Parquet - ghdrako/doc_snipets GitHub Wiki

Parquet is an efficient, binary file format for table data.

One of the main advantages of Parquet is the format has an explicit schema that is embedded within the file - and that schema includes type information.

The representation of types is also standardised. Parquet has both a date type and the datetime type (both sensibly recorded as integers in UTC).

Parquet provides a single way to represent missing data - the null type.

Parquet is partly row oriented and partly column oriented. The data going into a Parquet file is broken up into "row chunks" - largeish sets of rows. Inside a row chunk each column is stored separately in a "column chunk" - this best facilitates all the tricks to make the data smaller. Compression works better when similar data is adjacent. Run-length encoding is possible. So is delta encoding.
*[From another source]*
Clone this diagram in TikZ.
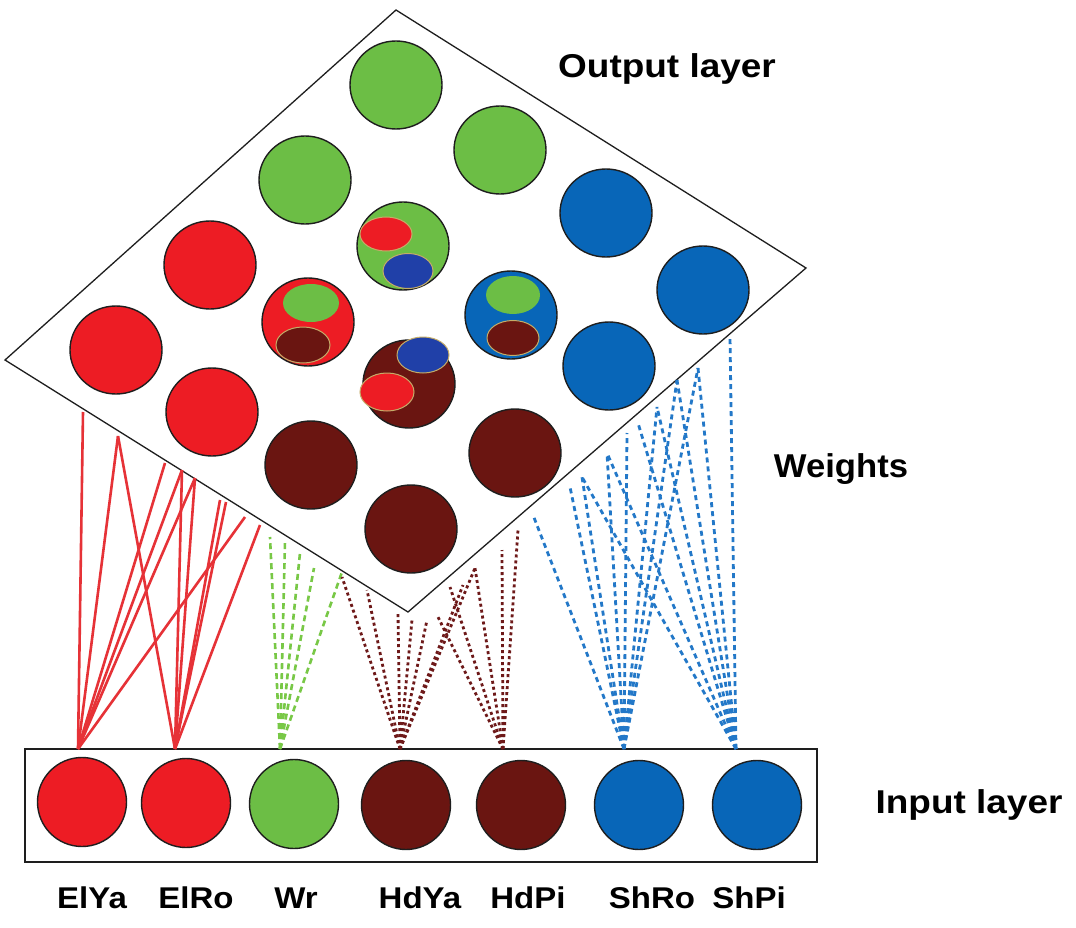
\documentclass[tikz,border=0pt]{standalone}
\usepackage{fontspec}
\setmainfont{Liberation Sans}
\usetikzlibrary{shapes.geometric}
\definecolor{cred}{RGB}{237,28,36}
\definecolor{cgreen}{RGB}{108,190,69}
\definecolor{cbrown}{RGB}{106,21,17}
\definecolor{cblue}{RGB}{8,102,184}
\definecolor{cblueIn}{RGB}{32,64,168}
\definecolor{ctan}{RGB}{196,172,104}
\definecolor{lred}{RGB}{230,50,55}
\definecolor{lgreen}{RGB}{120,200,70}
\definecolor{lbrown}{RGB}{110,25,25}
\definecolor{lblue}{RGB}{35,120,200}
\definecolor{edgec}{RGB}{30,30,30}
\begin{document}
\begin{tikzpicture}[x=1pt,y=-1pt,
 outc/.style={ellipse, draw=edgec, line width=1.4pt, minimum width=92pt, minimum height=88pt, inner sep=0pt},
 inc/.style={circle, draw=edgec, line width=1.4pt, minimum size=89pt, inner sep=0pt},
 innere/.style={ellipse, draw=ctan, line width=1pt, inner sep=0pt},
 redw/.style={draw=lred, line width=2.6pt},
 greenw/.style={draw=lgreen, line width=2.6pt, dash pattern=on 6pt off 4pt},
 brownw/.style={draw=lbrown, line width=2.8pt, dash pattern=on 3pt off 3pt},
 bluew/.style={draw=lblue, line width=2.8pt, dash pattern=on 5pt off 4pt},
 titletext/.style={font=\fontsize{33}{36}\selectfont\bfseries, anchor=base, inner sep=0pt},
 lbltext/.style={font=\fontsize{30}{32}\selectfont\bfseries, anchor=base, inner sep=0pt}]
\useasboundingbox (0,0) rectangle (1076,928);
\fill[white] (0,0) rectangle (1076,928);

% output layer frame
\coordinate (pt) at (396,10);
\coordinate (pr) at (806,268);
\coordinate (pb) at (408,612);
\coordinate (pl) at (5,360);
\draw[edgec, line width=1.3pt] (pt) -- (pr) -- (pb) -- (pl) -- cycle;

% output nodes
\node[outc, fill=cgreen] (o1) at (396,85) {};
\node[outc, fill=cgreen] (o2) at (500,150) {};
\node[outc, fill=cblue] (o3) at (606,213) {};
\node[outc, fill=cblue] (o4) at (703,290) {};
\node[outc, fill=cgreen] (o5) at (305,180) {};
\node[outc, fill=cgreen] (o6) at (403,246) {};
\node[outc, fill=cblue] (o7) at (511,315) {};
\node[outc, fill=cblue] (o8) at (609,366) {};
\node[outc, fill=cred] (o9) at (210,265) {};
\node[outc, fill=cred] (o10) at (308,322) {};
\node[outc, fill=cbrown] (o11) at (409,384) {};
\node[outc, fill=cbrown] (o12) at (515,453) {};
\node[outc, fill=cred] (o13) at (116,350) {};
\node[outc, fill=cred] (o14) at (212,412) {};
\node[outc, fill=cbrown] (o15) at (311,465) {};
\node[outc, fill=cbrown] (o16) at (411,529) {};

% inner ellipses of mixed nodes
\node[innere, fill=cred, minimum width=52pt, minimum height=34pt] (m6a) at (386,234) {};
\node[innere, fill=cblueIn, minimum width=50pt, minimum height=35pt] (m6b) at (408,271) {};
\node[innere, fill=cgreen, draw=none, minimum width=56pt, minimum height=38pt] (m10a) at (311,303) {};
\node[innere, fill=cbrown, minimum width=54pt, minimum height=36pt] (m10b) at (303,345) {};
\node[innere, fill=cgreen, draw=none, minimum width=54pt, minimum height=38pt] (m7a) at (513,295) {};
\node[innere, fill=cbrown, minimum width=52pt, minimum height=35pt] (m7b) at (513,338) {};
\node[innere, fill=cblueIn, minimum width=52pt, minimum height=36pt] (m11a) at (423,355) {};
\node[innere, fill=cred, minimum width=54pt, minimum height=38pt] (m11b) at (387,392) {};

% input layer
\node[draw=edgec, line width=1.3pt, minimum width=792pt, minimum height=113pt, inner sep=0pt] (box) at (421,805.5) {};
\node[inc, fill=cred] (ElYa) at (82,802) {};
\node[inc, fill=cred] (ElRo) at (186,803) {};
\node[inc, fill=cgreen] (Wr) at (294,804) {};
\node[inc, fill=cbrown] (HdYa) at (406,805) {};
\node[inc, fill=cbrown] (HdPi) at (521,805) {};
\node[inc, fill=cblue] (ShRo) at (639,805) {};
\node[inc, fill=cblue] (ShPi) at (757,805) {};

% connector anchors on the input box
\coordinate (tElYa) at (78,749);
\coordinate (tElRo) at (175,749);
\coordinate (tWr) at (280,749);
\coordinate (tHdYa) at (400,749);
\coordinate (tHdPi) at (503,749);
\coordinate (tShRo) at (624,749);
\coordinate (tShPi) at (736,749);

% connector anchors on the output frame
\foreach \n/\x/\y in {r1/83/412,r2/118/436,r3/165/463,r4/182/470,r5/195/478,r6/220/500,r7/226/502,r8/245/517,r9/260/525,
  g1/270/537,g2/285/541,g3/300/553,g4/314/568,g5/342/572,
  d1/342/577,d2/367/590,d3/398/613,d4/412/620,d5/427/620,d6/437/615,d7/450/587,d8/463/585,d9/475/568,d10/502/550,d11/518/530,
  b1/533/515,b2/570/487,b3/582/477,b4/607/453,b5/627/433,b6/638/423,b7/657/407,b8/677/380,b9/698/368,b10/730/337}
  \coordinate (\n) at (\x,\y);

% weights
\foreach \n in {r1,r2,r3,r4,r5,r8} \draw[redw] (tElYa) -- (\n);
\foreach \n in {r2,r4,r5,r6,r7,r9} \draw[redw] (tElRo) -- (\n);
\foreach \n in {g1,g2,g3,g4,g5} \draw[greenw] (tWr) -- (\n);
\foreach \n in {d1,d2,d3,d4,d5,d8,d9} \draw[brownw] (tHdYa) -- (\n);
\foreach \n in {d6,d7,d9,d10,d11} \draw[brownw] (tHdPi) -- (\n);
\foreach \n in {b1,b2,b3,b4,b5,b7,b8,b9} \draw[bluew] (tShRo) -- (\n);
\foreach \n in {b3,b4,b6,b7,b8,b9,b10} \draw[bluew] (tShPi) -- (\n);

% texts
\node[titletext] (tout) at (667,78) {\scalebox{1.12}[1]{Output layer}};
\node[titletext] (tw) at (841,477) {\scalebox{1.05}[1]{Weights}};
\node[titletext] (tin) at (969,813) {\scalebox{1.12}[1]{Input layer}};
\node[lbltext] (l1) at (92,908) {\scalebox{1.1}[1]{ElYa}};
\node[lbltext] (l2) at (196,908) {\scalebox{1.1}[1]{ElRo}};
\node[lbltext] (l3) at (296,908) {\scalebox{1.1}[1]{Wr}};
\node[lbltext] (l4) at (420,908) {\scalebox{1.1}[1]{HdYa}};
\node[lbltext] (l5) at (528,908) {\scalebox{1.1}[1]{HdPi}};
\node[lbltext] (l6) at (652,908) {\scalebox{1.1}[1]{ShRo}};
\node[lbltext] (l7) at (749,908) {\scalebox{1.1}[1]{ShPi}};
\end{tikzpicture}
\end{document}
At the end of the file is the index, which contains references to all the other row chunks, column chunks, etc. because the index is at the end of the file you can't stream it. Instead, with Parquet, you tend to split your data across multiple files (there is explicit support for this in the format) and then use the indexes to skip around to find the data you want. But again - that requires random access - no streaming.

You can add .parquet to any csvbase table url to get a Parquet file, so that's an easy way to try the format out:

import pandas as pd
df = pd.read_parquet("https://csvbase.com/meripaterson/stock-exchanges.parquet")
pip install -U parquet-tools
curl -O "https://csvbase.com/meripaterson/stock-exchanges.parquet"
parquet-tools inspect --detail stock-exchanges.parquet

That shows a lot of detail and in conjunction with the spec can help you understand exactly how the format is arranged.